Angelyne’s platform is quite diverse, too — among things like creating a “Department of Homelessness Prevention,” abolishing private prisons, and police reform (which includes a “policeman’s ball,” but only for “wonderful peace officers”; cops will now be subject to a three strikes law), she is also for the repopulation of otters, an annual UFO convention, Bubble Bath Day, and abolishing daylight savings time. And then there’s the proliferation of Bakhtinian carnivalesque touches like an annual masquerade ball “for people to dress up like a governor,” which, really, is just one step removed from the medieval Feast of Fools.1
Angelyne’s section in her platform advocating for the decriminalization of sex work also reminds me of Georges Bataille’s somewhat ambivalent politics of transgression, in which taboos remain necessary in order for us to violate them. As Benjamin Noys writes, Bataille is “sensitive to the necessary coexistence and mutual dependency of transgression and taboo”2; so is Angelyne:
XVIII. DECRIMINALIZE SEX WORK
A. Angelyne is all for the decriminalization of sex work.
B. Her only apprehension is that it shall not be as exciting.
C. Something that’s forbidden has a temptation with it.
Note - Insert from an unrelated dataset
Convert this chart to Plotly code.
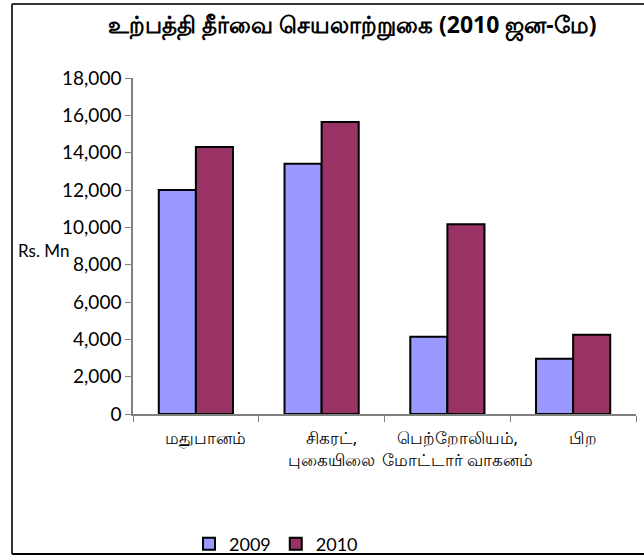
import plotly.graph_objects as go

categories = ["மதுபானம்", "சிகரட்,<br>புகையிலை", "பெற்றோலியம்,<br>மோட்டார் வாகனம்", "பிற"]
values_2009 = [12000, 13400, 4140, 2960]
values_2010 = [14300, 15640, 10160, 4250]
series_names = ["2009", "2010"]
title_text = "உற்பத்தி தீர்வை செயலாற்றுகை (2010 ஜன-மே)"
y_label = "Rs. Mn"

fig = go.Figure()
fig.add_trace(go.Bar(x=categories, y=values_2009, name=series_names[0],
                     marker=dict(color="#9999FF", line=dict(color="black", width=2))))
fig.add_trace(go.Bar(x=categories, y=values_2010, name=series_names[1],
                     marker=dict(color="#993366", line=dict(color="black", width=2))))

L, R, T, B = 133, 8, 78, 144
W, H = 644, 558
pw = W - L - R
ph = H - T - B

def px_x(p):
    return (p - L) / pw

def px_y(p):
    return (H - B - p) / ph

fig.update_layout(
    width=W, height=H,
    margin=dict(l=L, r=R, t=T, b=B, autoexpand=False),
    paper_bgcolor="white", plot_bgcolor="white",
    barmode="group", bargap=0.41, bargroupgap=0,
    font=dict(family="Lato, Noto Sans, sans-serif", color="black"),
    showlegend=True,
    legend=dict(orientation="h", x=px_x(276), xanchor="center", y=px_y(544), yanchor="middle",
                font=dict(size=18, family="Lato, sans-serif"), bgcolor="rgba(0,0,0,0)",
                itemwidth=30, traceorder="normal"),
    xaxis=dict(showline=True, linecolor="#808080", linewidth=1.5, ticks="outside", tickson="boundaries",
               ticklen=6, tickcolor="#808080", showgrid=False, tickangle=0, automargin=False,
               tickfont=dict(size=17, family="Noto Sans, sans-serif"), ticklabelstandoff=8,
               ticklabelshift=10),
    yaxis=dict(range=[0, 18000], dtick=2000, tickformat=",", showline=True, linecolor="#808080", linewidth=1.5,
               ticks="outside", ticklen=6, tickcolor="#808080", showgrid=False, zeroline=False, automargin=False,
               tickfont=dict(size=19, family="Lato, sans-serif")),
)

fig.add_annotation(text="<b>" + title_text + "</b>", xref="paper", yref="paper",
                   x=px_x(352), y=px_y(25), xanchor="center", yanchor="middle", showarrow=False,
                   font=dict(size=23, family="Noto Sans, sans-serif", color="black"))
fig.add_annotation(text=y_label, xref="paper", yref="paper", x=px_x(16), y=px_y(250),
                   xanchor="left", yanchor="middle", showarrow=False,
                   font=dict(size=17, family="Lato, sans-serif", color="black"))

border = "#333333"
fig.add_shape(type="line", xref="paper", yref="paper", x0=px_x(12), x1=px_x(650), y0=px_y(4), y1=px_y(4),
              line=dict(color=border, width=2))
fig.add_shape(type="line", xref="paper", yref="paper", x0=px_x(12), x1=px_x(12), y0=px_y(4), y1=px_y(554),
              line=dict(color=border, width=2))
fig.add_shape(type="line", xref="paper", yref="paper", x0=px_x(12), x1=px_x(650), y0=px_y(554), y1=px_y(554),
              line=dict(color="black", width=2))

fig.write_html("out.html", config={"displayModeBar": False},
               post_script="document.body.style.margin='0';")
Finally, there’s the fact that by “sheer virtue of Angelyne being governor, all citizens will rise to their higher self.” American occult and New Age culture is obviously filled with get-enlightened-quick schemes; from my own tradition of Thelema, I’m reminded of C.F. Russell’s Choronzon Club, which promised a “short-cut to initiation” in its advertisements in the pages of the Occult Digest. But it’s an even shorter cut to initiation to achieve the Knowledge and Conversation of the Holy Guardian Angel by “sheer virtue” of having Angelyne as your governor.
Maybe we should be saying, Angelyne for Outer Head of the Order!
Summarizing the literary theory of Mikhail Bakhtin, Simon Dentith describes the carnivalesque as “a gay, affirmative, and militantly antiauthoritarian attitude to life, founded upon a joyful acceptance of the materiality of the body”; it is “a central attitude in popular culture, expressed most evidently in the life of carnival with its feasting, Feast of Fools, games-playing and symbolic inversions” (Simon Dentith, Bakhtinian Thought: An Introductory Reader, 66-67).
Benjamin Noys, Georges Bataille: A Critical Introduction, 84.